Acwsalcta students with Cultural staff Vanessa Hans, Dale McCreary, and Eleanor Schooner. The hide of the bear (pictured on the table) is just one part that will be utilized for cultural purposes.

Acwsalcta cultural staff to use black bear for traditional teachings

The remains of a euthanized bear were donated to the Acwsalcta School for cultural teaching

It’s a common story: autumn comes around, fruit ripens on the trees and isn’t picked, people leave their garbage out and a bear that would normally pass through town without harming anyone becomes a nuisance, and then becomes dangerous.

A conservation officer is called, and despite everyone’s best efforts, the bear has to be euthanized.

That’s usually the end of the story.

In this one, a bit of good came from an unfortunate circumstance when the remains of the bear in question were donated to the Acwsalcta School in Bella Coola to help teach traditional uses for the animal.

After multiple calls to the conservation office’s RAPP line, Conservation Officer Steven Hodgson said he became aware of a black bear that was constantly among the houses in Bella Coola and becoming “heavily habituated to human presence.”

After a dog was hurt by the bear, Hodgson spent some time trying to get the bear to leave a yard with a large fruit tree.

“We were not successful in getting the bear to leave for quite some time,” he said.

For the next week, the bear was continuously in town. People would encounter it in broad daylight; it caused some property damage to a vehicle and even bedded down underneath the porch of an elder, said Hodgson.

The bear also got into a garbage container, accessing non-natural food sources.

At that point, Hodgson knew the bear would not be a fit candidate for relocating, he said, and would have to be euthanized to protect people’s safety.

Hodgson then contacted Vanessa Hans, a Nuxalk culture and language teacher at the Acwsalcta school, to see if someone could use the bear, known as “t’la” in Nuxalk, for traditional medicine.

She, he said, got the ball rolling.

“We get to teach the children the traditional value of the t’la,” she said, and the school plans to use all aspects of the animal that they can in their cultural teachings.

The fur will be tanned at the school by one of the teachers, with participation from the students, and will be used for traditional masks.
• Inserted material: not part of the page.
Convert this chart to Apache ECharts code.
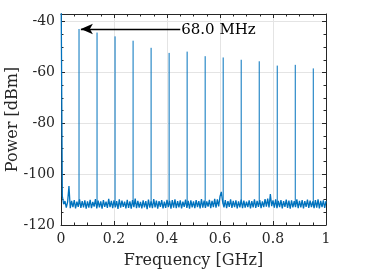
<!DOCTYPE html>
<html><head><meta charset="utf-8">
<script src="https://cdn.jsdelivr.net/npm/echarts@6/dist/echarts.min.js"></script>
<style>html,body{margin:0;padding:0;background:#fff}#c{width:381px;height:272px}</style>
</head><body><div id="c"></div>
<script>
const xTicks = [0, 0.2, 0.4, 0.6, 0.8, 1];
const yTicks = [-120, -100, -80, -60, -40];
const xAxisTitle = 'Frequency [GHz]';
const yAxisTitle = 'Power [dBm]';
const annotationText = '68.0 MHz';

// spectrum noise floor, sampled every 5 MHz from 0 GHz (DC value clipped above the plot)
const noiseStartGHz = 0;
const noiseStepGHz = 0.005;
const noiseLevels = [
  -20,
  -108.6, -111.8, -110.6, -113.2, -110.9, -104.7, -113.4, -110.5, -113.0, -110.2, -113.5, -110.8, -112.9, -109.9, -113.3, -110.6, -113.1, -110.3, -113.6, -110.7,
  -113.2, -110.1, -113.4, -110.9, -112.8, -109.8, -113.5, -110.4, -113.1, -110.7, -113.6, -110.2, -112.9, -110.8, -113.3, -109.7, -113.0, -110.5, -113.4, -110.3,
  -113.1, -110.6, -113.7, -109.9, -113.2, -110.4, -112.9, -110.8, -113.5, -110.1, -113.3, -110.7, -113.6, -110.2, -113.0, -109.6, -113.4, -110.5, -113.2, -110.9,
  -113.5, -110.3, -113.1, -110.6, -113.8, -110.0, -113.2, -110.7, -113.4, -109.8, -113.1, -110.4, -113.6, -110.6, -112.9, -110.2, -113.5, -110.8, -113.3, -110.1,
  -113.0, -110.5, -113.6, -110.2, -113.2, -109.9, -113.4, -110.6, -113.1, -110.3, -113.5, -110.8, -112.9, -110.0, -113.3, -110.5, -113.6, -110.3, -113.1, -110.7,
  -113.4, -110.2, -113.0, -110.6, -113.5, -109.8, -113.2, -110.4, -113.3, -110.7, -112.8, -110.1, -113.4, -110.5, -113.0, -109.7, -113.2, -109.9, -112.7, -108.8,
  -107.0, -110.9, -113.1, -110.2, -113.4, -110.6, -112.9, -109.9, -113.3, -110.5, -113.0, -110.3, -113.5, -110.7, -113.1, -110.0, -113.4, -110.4, -113.2, -110.8,
  -113.0, -110.3, -113.5, -110.6, -113.1, -109.9, -113.3, -110.5, -112.9, -110.2, -113.4, -110.7, -113.0, -109.8, -112.8, -109.6, -113.1, -107.8, -112.6, -110.3,
  -113.2, -109.9, -113.4, -110.5, -113.0, -110.2, -113.5, -110.6, -112.9, -110.0, -113.3, -110.4, -113.6, -110.3, -113.1, -110.6, -113.0, -109.9, -113.4, -110.5,
  -113.1, -110.2, -113.5, -110.6, -112.9, -110.0, -113.3, -110.4, -113.0, -110.7, -113.4, -110.2, -113.2, -109.9, -113.5, -110.5, -113.0, -110.3, -113.3, -110.6
];

// harmonic peaks (multiples of 68 MHz)
const peakFreqsGHz = [0.068, 0.136, 0.204, 0.272, 0.340, 0.408, 0.476, 0.544, 0.612, 0.680, 0.748, 0.816, 0.884, 0.952];
const peakLevels = [-42.9, -44.3, -45.8, -47.5, -50.3, -52.3, -51.8, -53.6, -54.1, -55.0, -55.6, -57.3, -57.0, -58.4];
const peakBaseLevel = -111.8;

// annotation arrow (data coordinates)
const arrowStart = [0.450, -42.9];
const arrowEnd = [0.075, -42.9];

const FONT = 'DejaVu Serif';
const AX = '#262626';
const BLUE = '#0072BD';

const noiseData = noiseLevels.map((v, i) => [noiseStartGHz + i * noiseStepGHz, v]);
const peakData = peakFreqsGHz.map((f, i) => [f, peakLevels[i], peakBaseLevel]);

const chart = echarts.init(document.getElementById('c'), null, {renderer: 'canvas'});

const commonTick = {show: true, inside: true, length: 4, lineStyle: {color: AX, width: 1}};
const commonMinor = {show: true, splitNumber: 4, length: 2.5, lineStyle: {color: AX, width: 1}};

chart.setOption({
  animation: false,
  backgroundColor: '#fff',
  grid: {left: 61, right: 55, top: 14, bottom: 47, containLabel: false, outerBoundsMode: 'none'},
  xAxis: [{
    type: 'value', min: xTicks[0], max: xTicks[xTicks.length - 1], interval: 0.2,
    position: 'bottom',
    name: xAxisTitle, nameLocation: 'middle', nameGap: 28, nameMoveOverlap: false,
    nameTextStyle: {fontFamily: FONT, fontSize: 16, color: AX},
    axisLine: {show: true, onZero: false, lineStyle: {color: AX, width: 1}},
    axisTick: commonTick, minorTick: commonMinor,
    splitLine: {show: true, lineStyle: {color: '#e4e4e4', width: 1}},
    axisLabel: {fontFamily: FONT, fontSize: 14, color: AX, margin: 7,
      formatter: v => String(+v.toFixed(1))}
  }, {
    type: 'value', min: xTicks[0], max: xTicks[xTicks.length - 1], interval: 0.2,
    position: 'top',
    axisLine: {show: true, onZero: false, lineStyle: {color: AX, width: 1}},
    axisTick: commonTick, minorTick: commonMinor,
    splitLine: {show: false}, axisLabel: {show: false}
  }],
  yAxis: [{
    type: 'value', min: yTicks[0], max: -37, interval: 20,
    position: 'left',
    name: yAxisTitle, nameLocation: 'middle', nameGap: 40, nameMoveOverlap: false,
    nameTextStyle: {fontFamily: FONT, fontSize: 16, color: AX},
    axisLine: {show: true, onZero: false, lineStyle: {color: AX, width: 1}},
    axisTick: commonTick, minorTick: commonMinor,
    splitLine: {show: true, lineStyle: {color: '#e4e4e4', width: 1}},
    axisLabel: {fontFamily: FONT, fontSize: 14, color: AX, margin: 6, showMaxLabel: false}
  }, {
    type: 'value', min: yTicks[0], max: -37, interval: 20,
    position: 'right',
    axisLine: {show: true, onZero: false, lineStyle: {color: AX, width: 1}},
    axisTick: commonTick, minorTick: commonMinor,
    splitLine: {show: false}, axisLabel: {show: false}
  }],
  series: [{
    type: 'line',
    data: noiseData,
    xAxisIndex: 0, yAxisIndex: 0,
    showSymbol: false, symbol: 'none',
    clip: true,
    lineStyle: {color: BLUE, width: 1.3},
    z: 3,
    markLine: {
      silent: true,
      symbol: ['none', 'arrow'],
      symbolSize: [8, 12],
      lineStyle: {color: '#000', width: 1.3, type: 'solid'},
      label: {show: false},
      data: [[{coord: arrowStart}, {coord: arrowEnd}]]
    },
    markPoint: {
      silent: true,
      symbol: 'circle', symbolSize: 0,
      label: {show: true, position: 'right', distance: 1, offset: [0, 1.5],
        fontFamily: FONT, fontSize: 15, color: '#000', formatter: annotationText},
      data: [{coord: arrowStart}]
    }
  }, {
    type: 'custom',
    xAxisIndex: 0, yAxisIndex: 0,
    clip: true,
    z: 3,
    data: peakData,
    renderItem: function (params, api) {
      const top = api.coord([api.value(0), api.value(1)]);
      const base = api.coord([api.value(0), api.value(2)]);
      return {type: 'line', shape: {x1: top[0], y1: top[1], x2: base[0], y2: base[1]},
        style: {stroke: BLUE, lineWidth: 1}};
    }
  }]
});
</script></body></html>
The skin will be used to wrap a baby for spiritual purposes. The fat will be rendered down and used for medicinal purposes and the claws will be used for medicine bags and medicinal bundles, she said. If the meat is still good, the traditional foods teacher will also use aspects of that.

All will be used to help teach the students the methods and traditional uses for the bear.

In addition, when Hodgson presented the bear to the school, he talked with students about the importance of managing attractants in the community in order to prevent further conflicts with bears.

“Bears are always going to be in the community of Bella Coola. They are always going to transit through, it’s just the type of habitat we all live in. But, the bears, if they don’t gain access to food in our areas than they are not going to remain in those areas. They will simply pass on through,” he said.

In return, the students are now offering to go around and glean fruit from trees if residents can’t or don’t want to pick it themselves.

“As unfortunate as the situation is, there is some good that came of it, and we had an education component,” said Hodgson.

“It provides a great reminder to the community: this particular part of the regalia is a bear that was killed in conflict with human beings and its a great reminder to everybody all the time that this is what happens if we don’t manage our attractants and behave properly within the community.”

Hans, in addition to helping coordinate using all aspects of the bear, is creating a video of the different teachings being done with it that she will bring to the elders who still speak the language to translate the conversation that has taken place around the bear.

“We can teach the children the language as well and put out a message to our own people and our people in the whole community for that matter about making sure there are no attractants for the bears to come in,” she explained.

For his part, Hodgson said there is no excuse for not getting rid of attractants in the area.

“There are so many opportunities in the community right now for people to utilize for attractant management programs,” he said. “It is our fault that the bear is there.”